I know it’s really immature but I just don’t want to have an open and honest conversation with the person I’m intimate with about this. I don’t have the words or the mental fortitude for it. In fact please can we just change the subject here altogether, and talk about something more pleasant now, like cock rings or anal bleaching?
I like to think there are couples out there who have been together for fifty seven years, and have never once discussed the fact that one of them might let one slip on occasion. Yes, I’d like to be one of those couples please.
At a dinner party with my closest girlfriends, I plucked up the courage to ask if any of them ever had butt thunder while they were sleeping? One friend said with great pride, that hers were so loud that they often woke up her and her husband. I wanted to climb inside the salt shaker for her.
Did you know that the ‘f-word’ is one of the oldest words in the English language? It’s been around for so long, you’d think I’d be more comfortable with it by now.
You may think I’m being stupid and immature, but I’m not the only one who doesn’t like dealing with this subject. On my Internet travels, I discovered a number of ‘downstairs burp’ thesauruses. Some of which had over five hundred different synonyms for sphincturbulence. I even came across a butt trumpet sound gallery, but there isn’t enough money in the world to get me to click through to that.

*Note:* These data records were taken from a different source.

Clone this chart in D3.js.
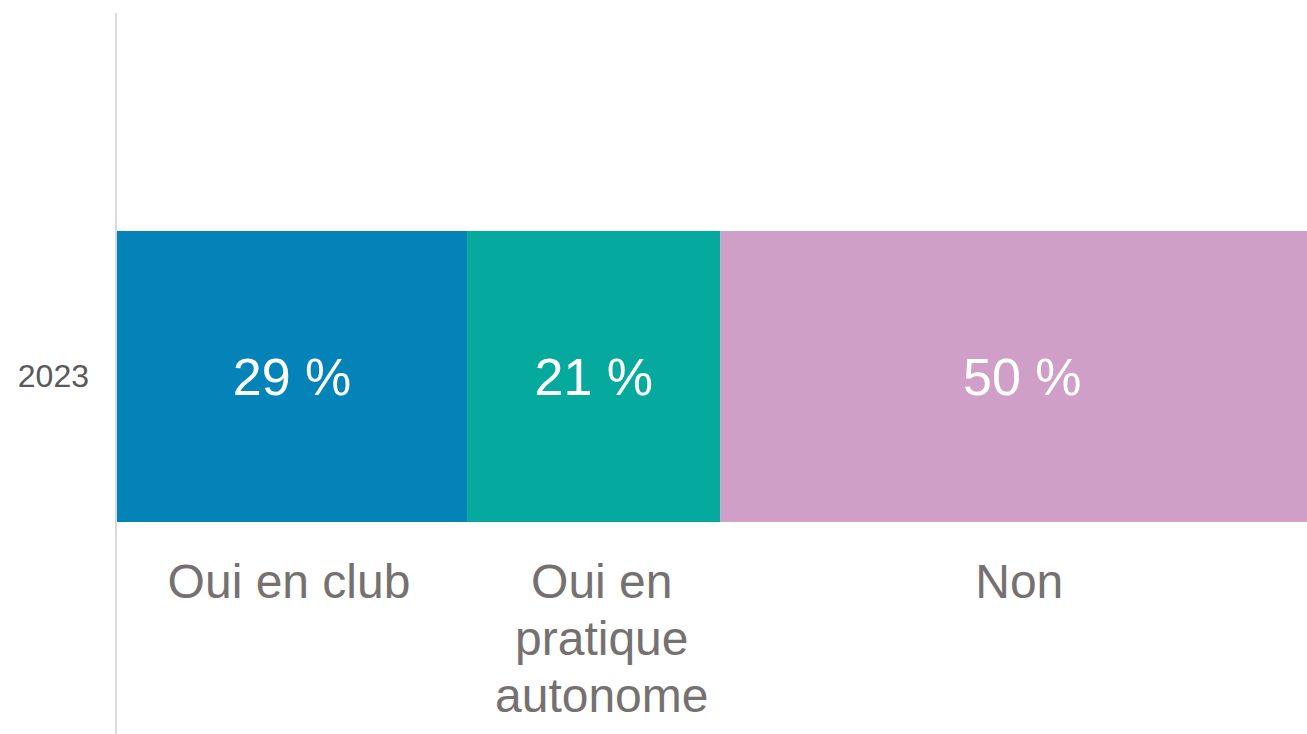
<!DOCTYPE html>
<html>
<head>
<meta charset="utf-8">
<script src="https://cdn.jsdelivr.net/npm/d3@7"></script>
<style>
  html, body { margin: 0; padding: 0; background: #ffffff; }
  svg { display: block; }
  text { font-family: "Liberation Sans", Arial, sans-serif; }
</style>
</head>
<body>
<svg id="chart" width="1307" height="734"></svg>
<script>
// Pratique sportive, répartition 2023
const years = ["2023"];
const categories = ["Oui en club", "Oui en pratique autonome", "Non"];
const categoryLines = [["Oui en club"], ["Oui en", "pratique", "autonome"], ["Non"]];
const values2023 = [29, 21, 50];
const colors = ["#0383b8", "#06a99d", "#cf9fc8"];

const svg = d3.select("#chart");

const x = d3.scaleLinear().domain([0, 100]).range([117, 1324]);
const y = d3.scaleBand().domain(years).range([231, 522]).padding(0);

// stacked offsets
let acc = 0;
const segments = values2023.map((v, i) => {
  const s = { key: categories[i], lines: categoryLines[i], value: v, x0: acc, x1: acc + v, color: colors[i] };
  acc += v;
  return s;
});

const bandY = y("2023");
const bandH = y.bandwidth();
const mid = d => (x(d.x0) + x(d.x1)) / 2;

svg.append("g").selectAll("rect")
  .data(segments)
  .join("rect")
  .attr("x", d => x(d.x0))
  .attr("y", bandY)
  .attr("width", d => x(d.x1) - x(d.x0))
  .attr("height", bandH)
  .attr("fill", d => d.color);

// value labels inside the bar
svg.append("g").selectAll("text")
  .data(segments)
  .join("text")
  .attr("x", mid)
  .attr("y", bandY + bandH / 2 + 18)
  .attr("text-anchor", "middle")
  .attr("font-size", 52)
  .attr("fill", "#ffffff")
  .text(d => d.value + " %");

// category labels under the bar (wrapped labels sit slightly right of centre)
const labelShift = [-3, 8, -3];
const cat = svg.append("g").selectAll("text")
  .data(segments)
  .join("text")
  .attr("text-anchor", "middle")
  .attr("font-size", 48)
  .attr("fill", "#767171");
cat.each(function (d, i) {
  const t = d3.select(this);
  d.lines.forEach((ln, j) => {
    t.append("tspan")
      .attr("x", mid(d) + labelShift[i])
      .attr("y", bandY + bandH + 76 + j * 57)
      .text(ln);
  });
});

// category axis
const yAxis = d3.axisLeft(y).tickSize(0).tickPadding(27);
const gAxis = svg.append("g").attr("transform", "translate(116,0)").call(yAxis);
gAxis.select(".domain").attr("stroke", "#d9d9d9").attr("stroke-width", 2)
  .attr("d", "M0,13V734");
gAxis.selectAll(".tick text")
  .attr("font-size", 32)
  .attr("fill", "#595959")
  .attr("font-family", "Liberation Sans, Arial, sans-serif");
</script>
</body>
</html>
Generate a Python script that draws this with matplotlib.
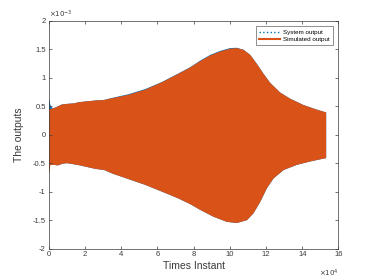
import matplotlib
matplotlib.use("Agg")
import matplotlib.pyplot as plt
from matplotlib.lines import Line2D
from matplotlib.ticker import MultipleLocator, FuncFormatter

plt.rcParams['font.family'] = ['Liberation Sans', 'DejaVu Sans']
plt.rcParams['axes.unicode_minus'] = False

# Upper envelope: x positions (units of 1e4 samples) and values (units 1e-3)
x_upper = [0.0, 0.1, 0.22, 0.4, 0.59, 0.74, 1.0, 1.42, 1.66, 2.58, 3.07, 3.5, 4.41,
           5.33, 6.26, 7.17, 7.82, 8.37, 8.92, 9.47, 10.02, 10.39, 10.76, 11.13, 11.5,
           11.86, 12.23, 12.78, 13.34, 14.07, 14.8, 15.32]
sim_upper = [0.45, 0.45, 0.46, 0.48, 0.51, 0.53, 0.54, 0.55, 0.57, 0.60, 0.61, 0.64, 0.70,
             0.79, 0.92, 1.07, 1.18, 1.29, 1.39, 1.46, 1.51, 1.52, 1.49, 1.40, 1.24,
             1.07, 0.91, 0.74, 0.63, 0.52, 0.44, 0.39]
sys_upper = [0.66, 0.52, 0.46, 0.48, 0.51, 0.53, 0.54, 0.55, 0.57, 0.60, 0.61, 0.645, 0.71,
             0.80, 0.925, 1.075, 1.185, 1.30, 1.40, 1.47, 1.52, 1.525, 1.49, 1.40, 1.24,
             1.07, 0.91, 0.74, 0.63, 0.52, 0.44, 0.39]

# Lower envelope
x_lower = [0.0, 0.1, 0.31, 0.5, 0.77, 1.0, 1.6, 2.58, 3.07, 3.5, 4.41, 5.33, 6.26,
           7.17, 7.82, 8.37, 9.1, 9.84, 10.39, 10.95, 11.31, 11.68, 12.05, 12.41, 12.97,
           13.7, 14.44, 15.32]
sim_lower = [-0.74, -0.53, -0.53, -0.54, -0.51, -0.50, -0.53, -0.60, -0.62, -0.68, -0.78,
             -0.88, -1.00, -1.12, -1.22, -1.32, -1.44, -1.53, -1.55, -1.50, -1.38, -1.18,
             -0.94, -0.77, -0.62, -0.53, -0.47, -0.41]
sys_lower = [-0.53, -0.53, -0.53, -0.54, -0.51, -0.50, -0.53, -0.60, -0.62, -0.68, -0.78,
             -0.88, -1.00, -1.12, -1.22, -1.32, -1.44, -1.53, -1.55, -1.50, -1.38, -1.18,
             -0.94, -0.77, -0.62, -0.53, -0.47, -0.41]

blue = '#0072BD'
orange = '#D95319'
axcol = '#3a3a3a'

fig = plt.figure(figsize=(3.74, 2.8), dpi=100)
ax = fig.add_axes([0.13, 0.112, 0.775, 0.814])

ax.fill(x_upper + x_lower[::-1], sys_upper + sys_lower[::-1], color=blue, lw=0)
ax.fill(x_upper + x_lower[::-1], sim_upper + sim_lower[::-1], color=orange, lw=0)

ax.set_xlim(0, 16)
ax.set_ylim(-2, 2)
ax.xaxis.set_major_locator(MultipleLocator(2))
ax.yaxis.set_major_locator(MultipleLocator(0.5))
ax.yaxis.set_major_formatter(FuncFormatter(lambda v, p: ('%g' % v)))
ax.xaxis.set_major_formatter(FuncFormatter(lambda v, p: ('%g' % v)))

for s in ax.spines.values():
    s.set_color(axcol)
    s.set_linewidth(0.5)
ax.tick_params(direction='in', length=2.5, width=0.5, colors=axcol, labelsize=5.5,
               top=True, right=True, pad=2)

ax.set_xlabel('Times Instant', fontsize=7.5, color=axcol, labelpad=2)
ax.set_ylabel('The outputs', fontsize=7.5, color=axcol, labelpad=6)

ax.text(0.0, 1.005, r'$\times10^{-3}$', transform=ax.transAxes, fontsize=5,
        ha='left', va='bottom', color=axcol)
ax.text(1.0, -0.085, r'$\times10^{4}$', transform=ax.transAxes, fontsize=5,
        ha='right', va='top', color=axcol)

handles = [Line2D([], [], color=blue, ls=':', lw=1.0),
           Line2D([], [], color=orange, ls='-', lw=1.5)]
leg = ax.legend(handles, ['System output', 'Simulated output'], loc='upper right',
                fontsize=4.5, frameon=True, fancybox=False, edgecolor=axcol,
                borderaxespad=0.9, handlelength=3.4, borderpad=0.5, labelspacing=0.25,
                handletextpad=0.5)
leg.get_frame().set_linewidth(0.5)

fig.savefig('out.png', dpi=100)
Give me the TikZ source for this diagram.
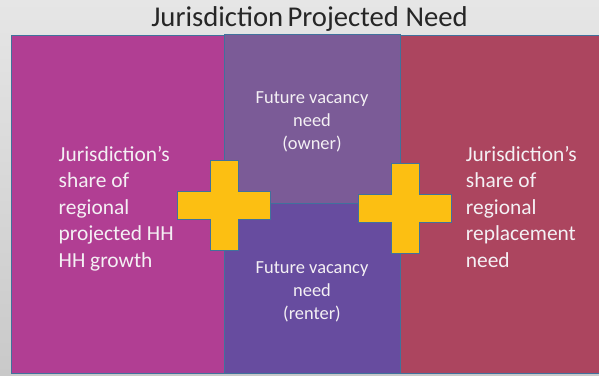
\documentclass[tikz,border=0pt]{standalone}
\usepackage{fontspec}
\setmainfont{Carlito}
\begin{document}
\begin{tikzpicture}[x=1bp,y=-1bp,
  panel/.style={draw=edge,line width=0.9bp},
  plus/.style={fill=gold,draw=edge,line width=0.9bp,line join=miter},
  bigtext/.style={text=txt,align=left,font=\fontsize{21.5}{26.7}\selectfont,inner sep=0pt},
  smalltext/.style={text=txt,align=center,font=\fontsize{18.5}{23}\selectfont,inner sep=0pt},
]
\definecolor{edge}{HTML}{41719C}
\definecolor{gold}{HTML}{FCBF12}
\definecolor{magentabox}{HTML}{B13E93}
\definecolor{ownerbox}{HTML}{7B5B97}
\definecolor{renterbox}{HTML}{674C9F}
\definecolor{redbox}{HTML}{AC455F}
\definecolor{txt}{HTML}{F4F0F4}
\definecolor{title}{HTML}{262626}
\definecolor{bgtop}{HTML}{E6E6E6}
\definecolor{bgbot}{HTML}{C9C9C9}

% slide background
\shade[top color=bgtop,bottom color=bgbot] (0,0) rectangle (599,375);
\useasboundingbox (0,0) rectangle (599,375);

% title
\node[anchor=base,text=title,font=\fontsize{28.8}{34}\selectfont,inner sep=0pt] (ttl) at (309.5,26) {Jurisdiction\hspace{0.15em}Projected Need};

% four panels
\path[panel,fill=magentabox] (11.5,35.5) rectangle (224,373);
\path[panel,fill=redbox] (400.5,35.5) rectangle (600,373);
\path[panel,fill=ownerbox] (224,34.5) rectangle (400.5,203);
\path[panel,fill=renterbox] (224,203) rectangle (400.5,373);

% panel texts (base anchor sits on the last line)
\node[bigtext,anchor=base west] (growth) at (58.5,267.5)
  {Jurisdiction’s\\share of\\regional\\projected HH\\HH growth};
\node[bigtext,anchor=base west] (replace) at (465.7,267.5)
  {Jurisdiction’s\\share of\\regional\\replacement\\need};
\node[smalltext,anchor=base] (owner) at (312,149.3)
  {Future vacancy\\need\\(owner)};
\node[smalltext,anchor=base] (renter) at (312,319.3)
  {Future vacancy\\need\\(renter)};

% plus signs
\draw[plus] (210,160) -- (238,160) -- (238,191) -- (270,191) -- (270,219)
  -- (238,219) -- (238,250) -- (210,250) -- (210,219) -- (177,219)
  -- (177,191) -- (210,191) -- cycle;
\draw[plus] (391,163) -- (419,163) -- (419,194) -- (451,194) -- (451,222)
  -- (419,222) -- (419,253) -- (391,253) -- (391,222) -- (358,222)
  -- (358,194) -- (391,194) -- cycle;
\end{tikzpicture}
\end{document}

The thesaurus entries range from terms like duck call, lactose liberation, chili call and trouser coughing, to anal acoustics and the backdoor breeze. I want to know who’s spending their time coming up with these things? I mean I’m grateful they’ve done it, as it means I’ve been able to write this entire column, without once having to actually say the f-word, but still, you come up with silly names for cutting the cheese for a living, who’s the immature one now?